Friday, October 29, 2021

Deep Sleep

Pre FND, I slept 4-5 hours a night and I did that for five decades. Last night I slept for 10.5 hours, exhausted from s short night of socializing. I tell people that it’s hard to talk; nothing proves that more than how much sleep I need after a night of talking with friends. This weekend is going to exhaust me, but I’m going to Victoria anyway.

I had a wonderful visit with Merrill, Leo and Issa last night, and the fish curry went down well (although I was disappointed in it; it was rather bland).

Today, I am dog walking with my friends and then baking a cake to take to Victoria for Chris’ birthday, and then I am going to relax on the couch in hopes of banking some energy for tomorrow and Chris’ party. It’s a glorious day today, after days of rain and darkness, so that will help to energize me.

And my foot, although still blue, is much better. Walking is easy now.

Thursday, October 28, 2021

Wallace Stegner

The nicest part of yesterday was running into Merrill at the grocery store. She, Issa and Leo came by in the afternoon for a visit, and they’re coming for dinner tonight. Progress has really happened in spades on their house, and I’m thrilled because it means they’ll be back to move in at the end of January.

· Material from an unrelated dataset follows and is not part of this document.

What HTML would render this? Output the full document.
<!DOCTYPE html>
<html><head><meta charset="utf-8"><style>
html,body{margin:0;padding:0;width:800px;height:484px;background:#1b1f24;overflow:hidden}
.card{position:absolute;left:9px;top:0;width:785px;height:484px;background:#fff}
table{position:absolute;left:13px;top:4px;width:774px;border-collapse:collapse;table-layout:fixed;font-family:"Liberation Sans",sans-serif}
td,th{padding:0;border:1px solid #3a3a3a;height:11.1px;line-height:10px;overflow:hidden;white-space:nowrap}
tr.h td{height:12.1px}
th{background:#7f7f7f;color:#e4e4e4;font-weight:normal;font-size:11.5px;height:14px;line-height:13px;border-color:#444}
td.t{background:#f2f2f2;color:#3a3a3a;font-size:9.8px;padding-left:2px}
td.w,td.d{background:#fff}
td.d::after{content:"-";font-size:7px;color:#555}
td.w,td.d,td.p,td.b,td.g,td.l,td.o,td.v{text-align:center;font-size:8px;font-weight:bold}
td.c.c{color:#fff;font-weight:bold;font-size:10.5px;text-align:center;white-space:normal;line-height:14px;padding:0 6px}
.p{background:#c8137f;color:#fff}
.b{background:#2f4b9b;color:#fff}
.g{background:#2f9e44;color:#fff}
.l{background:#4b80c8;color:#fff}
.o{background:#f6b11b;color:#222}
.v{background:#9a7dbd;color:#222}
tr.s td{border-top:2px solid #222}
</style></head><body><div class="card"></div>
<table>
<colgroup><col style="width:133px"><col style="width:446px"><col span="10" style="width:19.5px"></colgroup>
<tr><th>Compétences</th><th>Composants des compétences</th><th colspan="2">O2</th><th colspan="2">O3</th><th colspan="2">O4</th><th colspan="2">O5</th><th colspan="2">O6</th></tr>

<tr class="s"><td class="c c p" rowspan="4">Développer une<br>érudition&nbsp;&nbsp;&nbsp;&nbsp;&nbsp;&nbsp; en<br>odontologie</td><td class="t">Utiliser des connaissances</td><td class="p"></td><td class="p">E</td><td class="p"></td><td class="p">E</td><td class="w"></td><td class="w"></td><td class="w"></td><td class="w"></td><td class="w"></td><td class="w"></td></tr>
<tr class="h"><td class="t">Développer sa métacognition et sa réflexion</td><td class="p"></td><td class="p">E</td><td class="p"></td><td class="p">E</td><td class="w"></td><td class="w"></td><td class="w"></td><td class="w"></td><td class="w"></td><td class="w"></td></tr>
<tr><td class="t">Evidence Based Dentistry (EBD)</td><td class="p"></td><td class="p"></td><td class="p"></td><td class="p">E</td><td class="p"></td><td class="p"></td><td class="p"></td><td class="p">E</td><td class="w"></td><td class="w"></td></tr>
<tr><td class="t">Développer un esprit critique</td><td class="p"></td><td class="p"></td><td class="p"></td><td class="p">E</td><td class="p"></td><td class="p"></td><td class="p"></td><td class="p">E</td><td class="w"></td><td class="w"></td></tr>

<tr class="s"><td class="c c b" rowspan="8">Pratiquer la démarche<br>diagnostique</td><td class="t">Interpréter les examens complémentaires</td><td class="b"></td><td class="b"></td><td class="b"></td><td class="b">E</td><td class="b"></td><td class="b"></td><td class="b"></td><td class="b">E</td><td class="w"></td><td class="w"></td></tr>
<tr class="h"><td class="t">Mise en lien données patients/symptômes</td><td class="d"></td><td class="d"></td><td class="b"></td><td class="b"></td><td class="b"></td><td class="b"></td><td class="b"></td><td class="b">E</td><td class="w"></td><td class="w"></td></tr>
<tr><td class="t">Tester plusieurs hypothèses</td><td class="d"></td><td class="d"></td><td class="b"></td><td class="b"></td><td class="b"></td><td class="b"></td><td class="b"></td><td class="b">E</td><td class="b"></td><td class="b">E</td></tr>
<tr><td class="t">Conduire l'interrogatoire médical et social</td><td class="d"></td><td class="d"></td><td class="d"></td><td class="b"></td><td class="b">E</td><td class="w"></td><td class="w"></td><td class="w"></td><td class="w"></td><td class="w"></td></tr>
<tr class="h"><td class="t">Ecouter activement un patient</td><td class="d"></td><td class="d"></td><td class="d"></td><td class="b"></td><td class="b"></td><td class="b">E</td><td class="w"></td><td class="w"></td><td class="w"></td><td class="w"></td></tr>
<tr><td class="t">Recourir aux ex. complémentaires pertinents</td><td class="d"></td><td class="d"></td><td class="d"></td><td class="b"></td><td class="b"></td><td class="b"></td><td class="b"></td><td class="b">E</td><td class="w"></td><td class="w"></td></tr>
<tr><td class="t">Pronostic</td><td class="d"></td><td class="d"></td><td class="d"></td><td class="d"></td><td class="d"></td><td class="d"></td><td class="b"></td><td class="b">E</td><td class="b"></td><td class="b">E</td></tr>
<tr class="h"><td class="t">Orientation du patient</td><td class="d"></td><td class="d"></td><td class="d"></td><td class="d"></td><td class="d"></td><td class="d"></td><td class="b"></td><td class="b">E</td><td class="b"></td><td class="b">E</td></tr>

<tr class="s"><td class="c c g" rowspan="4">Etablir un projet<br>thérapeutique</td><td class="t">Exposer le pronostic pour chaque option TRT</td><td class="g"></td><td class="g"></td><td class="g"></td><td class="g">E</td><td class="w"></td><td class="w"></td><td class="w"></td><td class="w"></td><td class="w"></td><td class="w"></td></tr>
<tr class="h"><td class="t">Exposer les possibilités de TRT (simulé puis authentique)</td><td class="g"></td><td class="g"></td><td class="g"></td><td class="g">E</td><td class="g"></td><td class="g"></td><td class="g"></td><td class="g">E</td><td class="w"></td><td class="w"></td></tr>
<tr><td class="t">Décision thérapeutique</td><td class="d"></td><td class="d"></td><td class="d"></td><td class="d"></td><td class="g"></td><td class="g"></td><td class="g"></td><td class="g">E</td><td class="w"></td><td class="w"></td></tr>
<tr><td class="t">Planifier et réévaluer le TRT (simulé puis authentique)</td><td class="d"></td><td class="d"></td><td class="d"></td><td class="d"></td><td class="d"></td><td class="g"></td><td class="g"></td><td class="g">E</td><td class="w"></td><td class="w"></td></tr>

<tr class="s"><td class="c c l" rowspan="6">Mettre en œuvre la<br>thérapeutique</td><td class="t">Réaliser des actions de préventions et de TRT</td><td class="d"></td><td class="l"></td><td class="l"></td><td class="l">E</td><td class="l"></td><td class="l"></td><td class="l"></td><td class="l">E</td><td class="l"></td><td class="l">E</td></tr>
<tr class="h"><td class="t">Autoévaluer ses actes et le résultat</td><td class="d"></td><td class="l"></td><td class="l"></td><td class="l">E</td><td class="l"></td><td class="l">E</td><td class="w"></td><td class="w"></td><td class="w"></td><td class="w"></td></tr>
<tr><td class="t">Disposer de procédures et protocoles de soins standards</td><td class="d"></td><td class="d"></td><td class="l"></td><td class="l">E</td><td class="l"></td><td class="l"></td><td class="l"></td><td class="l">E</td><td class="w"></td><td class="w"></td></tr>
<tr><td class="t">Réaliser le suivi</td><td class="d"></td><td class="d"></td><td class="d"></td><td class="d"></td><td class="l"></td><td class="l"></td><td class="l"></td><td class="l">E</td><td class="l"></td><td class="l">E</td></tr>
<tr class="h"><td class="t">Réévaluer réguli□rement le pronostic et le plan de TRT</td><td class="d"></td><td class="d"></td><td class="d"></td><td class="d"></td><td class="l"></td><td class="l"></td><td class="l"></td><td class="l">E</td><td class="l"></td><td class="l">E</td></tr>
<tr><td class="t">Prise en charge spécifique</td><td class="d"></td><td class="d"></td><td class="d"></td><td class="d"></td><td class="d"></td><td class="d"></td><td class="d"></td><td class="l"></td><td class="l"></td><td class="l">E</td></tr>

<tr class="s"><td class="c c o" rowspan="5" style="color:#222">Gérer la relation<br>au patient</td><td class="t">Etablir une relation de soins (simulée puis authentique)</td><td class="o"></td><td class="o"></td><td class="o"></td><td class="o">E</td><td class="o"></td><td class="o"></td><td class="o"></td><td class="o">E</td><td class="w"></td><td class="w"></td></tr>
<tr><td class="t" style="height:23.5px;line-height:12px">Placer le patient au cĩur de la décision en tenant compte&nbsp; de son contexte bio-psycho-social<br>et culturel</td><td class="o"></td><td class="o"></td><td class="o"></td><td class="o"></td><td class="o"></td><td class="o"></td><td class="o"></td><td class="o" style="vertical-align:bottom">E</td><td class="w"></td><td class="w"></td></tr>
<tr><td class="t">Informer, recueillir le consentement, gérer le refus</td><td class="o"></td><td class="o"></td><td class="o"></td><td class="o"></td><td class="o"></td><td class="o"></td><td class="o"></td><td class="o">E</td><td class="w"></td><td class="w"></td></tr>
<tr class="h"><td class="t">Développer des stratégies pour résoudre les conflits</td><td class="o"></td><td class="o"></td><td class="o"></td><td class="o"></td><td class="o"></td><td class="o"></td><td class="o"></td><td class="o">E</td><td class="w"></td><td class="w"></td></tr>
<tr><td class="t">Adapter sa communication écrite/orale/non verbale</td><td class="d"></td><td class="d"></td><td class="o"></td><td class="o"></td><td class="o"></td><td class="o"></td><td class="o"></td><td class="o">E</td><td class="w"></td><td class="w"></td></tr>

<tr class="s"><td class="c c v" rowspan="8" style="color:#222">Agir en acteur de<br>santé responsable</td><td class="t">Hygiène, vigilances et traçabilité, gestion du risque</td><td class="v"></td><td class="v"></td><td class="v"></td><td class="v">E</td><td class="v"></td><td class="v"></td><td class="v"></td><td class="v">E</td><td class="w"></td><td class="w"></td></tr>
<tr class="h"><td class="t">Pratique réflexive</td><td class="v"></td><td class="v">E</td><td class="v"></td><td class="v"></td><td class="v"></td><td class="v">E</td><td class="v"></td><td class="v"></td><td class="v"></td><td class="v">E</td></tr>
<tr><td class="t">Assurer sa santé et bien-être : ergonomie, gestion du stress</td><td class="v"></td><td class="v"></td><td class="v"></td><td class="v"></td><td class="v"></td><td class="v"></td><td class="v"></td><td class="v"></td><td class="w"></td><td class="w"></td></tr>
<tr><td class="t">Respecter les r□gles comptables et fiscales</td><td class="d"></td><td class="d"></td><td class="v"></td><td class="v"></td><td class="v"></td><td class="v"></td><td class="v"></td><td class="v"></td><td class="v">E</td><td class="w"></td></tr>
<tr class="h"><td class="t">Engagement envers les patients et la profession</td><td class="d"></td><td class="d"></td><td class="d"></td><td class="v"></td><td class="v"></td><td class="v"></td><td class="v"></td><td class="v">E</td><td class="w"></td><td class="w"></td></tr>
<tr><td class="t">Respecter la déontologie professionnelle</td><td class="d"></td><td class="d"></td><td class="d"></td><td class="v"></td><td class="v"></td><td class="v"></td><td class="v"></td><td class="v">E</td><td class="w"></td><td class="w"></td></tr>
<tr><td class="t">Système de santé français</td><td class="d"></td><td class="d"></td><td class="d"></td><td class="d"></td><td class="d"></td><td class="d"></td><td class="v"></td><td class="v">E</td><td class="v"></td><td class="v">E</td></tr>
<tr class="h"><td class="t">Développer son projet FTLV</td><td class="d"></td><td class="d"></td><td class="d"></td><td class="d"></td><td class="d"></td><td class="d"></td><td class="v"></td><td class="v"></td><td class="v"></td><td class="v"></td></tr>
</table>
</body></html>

The worst part of yesterday was discovering that the recent storm caused two enormous branches to fall onto my garden, a garden far out of view of the house, destroying several plants. Each one is far too big and heavy to move. I’ll have to saw them into pieces to get them out of the yard.

I keep thinking about what Phil said on our big Sunday dog walk two weeks ago.

“They’ll never go away,” he said.

It’s been well over five years that I’ve had my symptoms. They’ve changed over time, but they’ve never left since they came on. But each time there’s a long gap between seizures, I believe that I’m ‘cured.’ That makes me think that I’ve not yet completely accepted my symptoms; hearing what Phil said may have helped.

The book I will finish today, by Wallace Stegner, contains a paragraph wherein a grand dame of the American West is talking to her daughter about her daughter’s suitor. Instead of itemizing his strengths, she lists things that aren’t ‘wrong’ about him: He doesn’t drink to excess, he’s not rude, he’s not unattractive, she says, and continues like this through a long list that includes, “not a stammerer.”

It surprises me to say that it hurt, somehow, to read that—especially coming from a writer who, for me, is one of the greatest writers I’ve read. There’s such majesty in his writing, yet in in no way seems forced or pretentious. It doesn’t feel like an author trying to win awards.

Crossing to Safety is a completely unremarkable novel, by subject. It’s the story of a friendship of four people, people living unremarkable lives—lives not unalike gazillions of other normal (white Western) lives. But Mr. Stegner’s skills with character take us deeply into his world, his story. His vocabulary is stupefying. But it doesn’t ring untrue; everything about his writing so impresses me, makes his use of rare and impressive words periodically are, like flowers, enhancing the landscape.

Then, three-quarters of the way through the novel, he includes a character who stutters. Imagine!

I can continue to love him. Now, on to Louise Penny. I have five new stories/mysteries to read. And I’ve ordered another Wallace Stegner book.

This afternoon I’m looking forward to cooking up a fish curry, rich with Mahi Maki, Cod and Scallops, and served on rice made a way I learned in Varanasi, India, in what seems like forever ago. I’m really looking forward to cooking and sharing it tonight with Merrill, Leo and Issa.

Wednesday, October 27, 2021


Tuesday was a gentle day because walking was so painful—even with a cane. I spent the day on the chaise with my sore foot elevated and reading Wallace Stegner. That’s all there is to tell you.

Today will be more active as my foot is slowly healing. I’m going to join my dog walking group, hopefully for the entire walk, but maybe not. And I’ll go into the village to shop for supplies with which to make Merrill and Leo a dinner tomorrow night. And, of course, I’ll read.

The weekend is predicted to be sunny on both days, so I’m going to Victoria to see Jess and Todd, Chris and Frani. It’s Chris’ birthday, so on Friday I’ll make a cake to take down with me.